» **Task brief**: Where a line contains the word "this", copy that line.

» **Stored records**:
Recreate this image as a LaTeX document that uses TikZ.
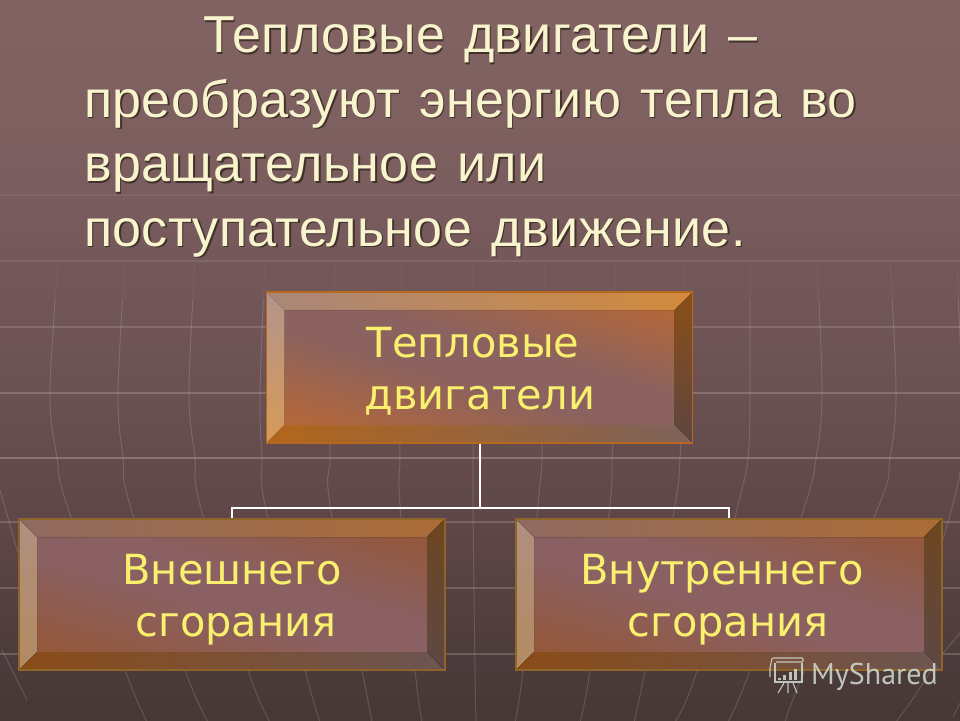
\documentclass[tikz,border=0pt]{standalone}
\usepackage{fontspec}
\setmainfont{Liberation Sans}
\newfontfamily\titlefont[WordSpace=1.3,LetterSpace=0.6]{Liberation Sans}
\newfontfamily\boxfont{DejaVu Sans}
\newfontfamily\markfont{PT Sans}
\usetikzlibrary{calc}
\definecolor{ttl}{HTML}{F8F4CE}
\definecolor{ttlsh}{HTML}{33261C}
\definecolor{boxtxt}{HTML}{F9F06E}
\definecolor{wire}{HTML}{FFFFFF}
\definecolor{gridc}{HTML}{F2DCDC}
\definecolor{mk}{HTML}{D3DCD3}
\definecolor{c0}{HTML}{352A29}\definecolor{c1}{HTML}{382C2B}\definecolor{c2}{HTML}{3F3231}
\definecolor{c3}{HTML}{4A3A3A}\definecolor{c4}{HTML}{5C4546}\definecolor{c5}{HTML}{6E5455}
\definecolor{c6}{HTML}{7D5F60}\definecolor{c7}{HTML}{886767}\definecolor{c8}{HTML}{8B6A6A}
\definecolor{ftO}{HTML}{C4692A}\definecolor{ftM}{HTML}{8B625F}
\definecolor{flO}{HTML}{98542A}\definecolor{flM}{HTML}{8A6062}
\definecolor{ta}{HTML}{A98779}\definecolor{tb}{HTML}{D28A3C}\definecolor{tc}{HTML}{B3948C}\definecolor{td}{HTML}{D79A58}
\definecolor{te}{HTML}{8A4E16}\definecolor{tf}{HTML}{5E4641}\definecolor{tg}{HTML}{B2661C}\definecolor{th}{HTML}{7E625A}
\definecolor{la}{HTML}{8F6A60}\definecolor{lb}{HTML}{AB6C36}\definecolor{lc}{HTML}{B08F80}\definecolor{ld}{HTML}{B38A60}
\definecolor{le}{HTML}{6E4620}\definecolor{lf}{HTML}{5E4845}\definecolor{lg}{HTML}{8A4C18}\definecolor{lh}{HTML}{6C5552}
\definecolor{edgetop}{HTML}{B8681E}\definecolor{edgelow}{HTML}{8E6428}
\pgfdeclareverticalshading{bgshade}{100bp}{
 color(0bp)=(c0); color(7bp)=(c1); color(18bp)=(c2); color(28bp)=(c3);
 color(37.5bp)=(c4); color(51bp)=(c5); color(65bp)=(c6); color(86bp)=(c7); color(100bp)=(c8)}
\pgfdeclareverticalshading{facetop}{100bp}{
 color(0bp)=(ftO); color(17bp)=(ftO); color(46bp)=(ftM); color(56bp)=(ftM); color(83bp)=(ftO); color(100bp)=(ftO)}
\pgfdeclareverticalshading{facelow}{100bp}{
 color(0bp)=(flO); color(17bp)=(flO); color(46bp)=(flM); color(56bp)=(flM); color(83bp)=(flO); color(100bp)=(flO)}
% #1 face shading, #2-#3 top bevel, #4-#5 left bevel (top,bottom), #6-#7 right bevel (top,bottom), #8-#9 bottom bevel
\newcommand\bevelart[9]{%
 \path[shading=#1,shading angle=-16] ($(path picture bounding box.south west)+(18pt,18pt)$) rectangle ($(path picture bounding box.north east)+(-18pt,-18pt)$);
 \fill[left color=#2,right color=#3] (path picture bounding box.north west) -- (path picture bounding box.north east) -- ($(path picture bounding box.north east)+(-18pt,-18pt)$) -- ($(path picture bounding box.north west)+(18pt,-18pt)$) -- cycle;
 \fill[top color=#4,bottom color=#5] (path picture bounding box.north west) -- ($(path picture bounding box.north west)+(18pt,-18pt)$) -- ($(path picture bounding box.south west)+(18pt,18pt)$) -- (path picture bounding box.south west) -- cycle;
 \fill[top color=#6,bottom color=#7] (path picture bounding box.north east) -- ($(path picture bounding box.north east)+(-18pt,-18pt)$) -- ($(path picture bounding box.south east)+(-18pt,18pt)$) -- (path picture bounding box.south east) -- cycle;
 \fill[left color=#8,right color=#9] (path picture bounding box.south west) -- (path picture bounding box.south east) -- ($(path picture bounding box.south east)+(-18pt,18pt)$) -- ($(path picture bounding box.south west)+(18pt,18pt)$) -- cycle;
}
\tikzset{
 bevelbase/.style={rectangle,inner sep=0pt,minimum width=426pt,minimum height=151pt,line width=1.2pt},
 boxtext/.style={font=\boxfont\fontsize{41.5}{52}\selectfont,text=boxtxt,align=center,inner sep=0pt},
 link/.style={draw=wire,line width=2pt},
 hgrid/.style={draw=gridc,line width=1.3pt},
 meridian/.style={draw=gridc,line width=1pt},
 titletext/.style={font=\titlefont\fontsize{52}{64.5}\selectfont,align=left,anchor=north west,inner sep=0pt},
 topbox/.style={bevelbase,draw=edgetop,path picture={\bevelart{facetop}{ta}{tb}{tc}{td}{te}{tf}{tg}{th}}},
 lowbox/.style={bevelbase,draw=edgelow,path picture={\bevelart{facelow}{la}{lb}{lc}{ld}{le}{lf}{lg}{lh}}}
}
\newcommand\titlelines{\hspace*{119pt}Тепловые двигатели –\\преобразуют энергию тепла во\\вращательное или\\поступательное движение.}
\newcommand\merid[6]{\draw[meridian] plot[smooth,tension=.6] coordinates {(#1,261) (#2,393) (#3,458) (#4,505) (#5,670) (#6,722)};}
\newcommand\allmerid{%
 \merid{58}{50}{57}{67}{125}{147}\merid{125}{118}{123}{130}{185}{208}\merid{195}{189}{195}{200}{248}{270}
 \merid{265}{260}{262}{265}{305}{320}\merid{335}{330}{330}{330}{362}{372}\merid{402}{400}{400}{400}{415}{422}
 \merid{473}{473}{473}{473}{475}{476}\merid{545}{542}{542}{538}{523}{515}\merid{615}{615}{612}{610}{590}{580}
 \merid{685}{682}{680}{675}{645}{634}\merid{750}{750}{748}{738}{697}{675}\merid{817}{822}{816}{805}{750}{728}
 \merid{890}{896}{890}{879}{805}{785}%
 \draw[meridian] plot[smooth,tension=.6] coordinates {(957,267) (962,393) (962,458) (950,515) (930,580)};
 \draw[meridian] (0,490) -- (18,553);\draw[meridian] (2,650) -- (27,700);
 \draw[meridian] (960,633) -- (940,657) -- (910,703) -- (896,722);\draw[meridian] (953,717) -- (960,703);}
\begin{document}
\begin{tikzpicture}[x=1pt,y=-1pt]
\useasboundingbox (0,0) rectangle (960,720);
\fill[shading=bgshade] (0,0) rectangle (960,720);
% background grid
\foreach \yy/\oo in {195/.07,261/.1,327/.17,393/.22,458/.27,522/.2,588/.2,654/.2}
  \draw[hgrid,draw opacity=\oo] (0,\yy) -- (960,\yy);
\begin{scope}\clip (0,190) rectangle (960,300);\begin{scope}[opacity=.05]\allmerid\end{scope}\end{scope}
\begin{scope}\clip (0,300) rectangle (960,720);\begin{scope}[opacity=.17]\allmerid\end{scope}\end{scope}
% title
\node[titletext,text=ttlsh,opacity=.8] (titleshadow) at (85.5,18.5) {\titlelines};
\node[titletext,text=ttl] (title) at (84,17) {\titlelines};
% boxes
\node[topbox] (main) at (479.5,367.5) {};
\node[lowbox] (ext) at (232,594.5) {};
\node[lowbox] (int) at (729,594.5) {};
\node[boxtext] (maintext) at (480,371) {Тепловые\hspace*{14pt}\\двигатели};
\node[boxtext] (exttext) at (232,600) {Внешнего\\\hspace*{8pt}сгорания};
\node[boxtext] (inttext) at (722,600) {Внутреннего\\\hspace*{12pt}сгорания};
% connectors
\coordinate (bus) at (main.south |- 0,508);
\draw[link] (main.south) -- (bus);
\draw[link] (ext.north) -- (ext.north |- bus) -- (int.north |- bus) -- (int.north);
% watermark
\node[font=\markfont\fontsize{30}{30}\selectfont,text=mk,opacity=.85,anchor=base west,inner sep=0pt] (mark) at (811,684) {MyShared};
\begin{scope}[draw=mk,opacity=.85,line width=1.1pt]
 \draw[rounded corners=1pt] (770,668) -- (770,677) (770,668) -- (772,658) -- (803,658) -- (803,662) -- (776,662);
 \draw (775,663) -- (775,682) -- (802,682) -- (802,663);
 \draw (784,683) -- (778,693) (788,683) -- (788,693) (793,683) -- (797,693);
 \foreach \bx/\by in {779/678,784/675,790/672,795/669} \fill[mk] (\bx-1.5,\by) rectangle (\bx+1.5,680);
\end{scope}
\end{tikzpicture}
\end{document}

--

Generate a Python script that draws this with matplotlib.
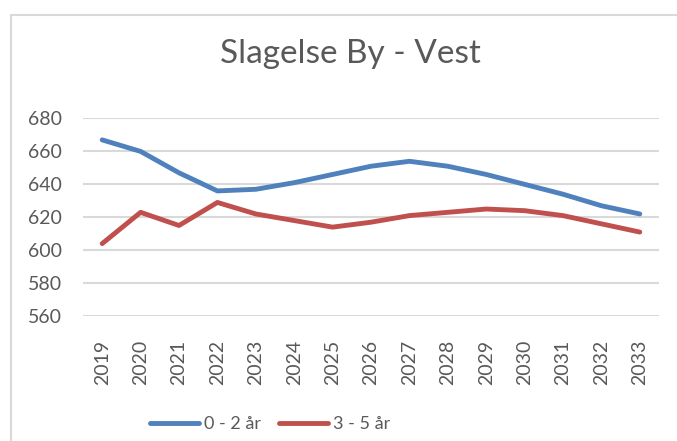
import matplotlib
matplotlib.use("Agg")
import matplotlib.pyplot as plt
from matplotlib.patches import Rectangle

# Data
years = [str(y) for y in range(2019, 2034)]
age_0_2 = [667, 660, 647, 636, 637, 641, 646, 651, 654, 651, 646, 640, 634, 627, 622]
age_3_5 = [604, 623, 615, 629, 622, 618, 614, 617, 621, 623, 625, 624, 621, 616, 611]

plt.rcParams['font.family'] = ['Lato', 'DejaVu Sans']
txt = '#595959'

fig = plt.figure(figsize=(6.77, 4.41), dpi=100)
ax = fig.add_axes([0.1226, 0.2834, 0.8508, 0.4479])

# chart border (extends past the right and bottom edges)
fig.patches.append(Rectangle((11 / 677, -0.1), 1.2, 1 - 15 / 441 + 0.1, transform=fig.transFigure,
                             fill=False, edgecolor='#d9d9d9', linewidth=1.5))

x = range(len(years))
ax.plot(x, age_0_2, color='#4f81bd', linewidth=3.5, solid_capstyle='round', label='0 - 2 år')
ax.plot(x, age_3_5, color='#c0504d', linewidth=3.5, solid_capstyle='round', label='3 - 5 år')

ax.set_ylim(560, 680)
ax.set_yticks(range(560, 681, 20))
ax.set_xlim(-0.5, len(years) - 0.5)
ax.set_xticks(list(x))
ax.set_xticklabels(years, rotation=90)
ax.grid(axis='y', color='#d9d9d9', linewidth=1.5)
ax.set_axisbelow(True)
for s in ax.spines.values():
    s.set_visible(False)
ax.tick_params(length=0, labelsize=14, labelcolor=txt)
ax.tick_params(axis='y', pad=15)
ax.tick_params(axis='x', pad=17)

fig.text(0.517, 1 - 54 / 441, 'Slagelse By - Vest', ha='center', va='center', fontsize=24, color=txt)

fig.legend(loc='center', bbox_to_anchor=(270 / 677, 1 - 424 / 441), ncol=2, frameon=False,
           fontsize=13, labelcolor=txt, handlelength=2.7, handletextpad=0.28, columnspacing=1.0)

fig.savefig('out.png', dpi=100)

» **Problem solution**:
Recreate this image as a LaTeX document that uses TikZ.
Generate a Python script that draws this with matplotlib.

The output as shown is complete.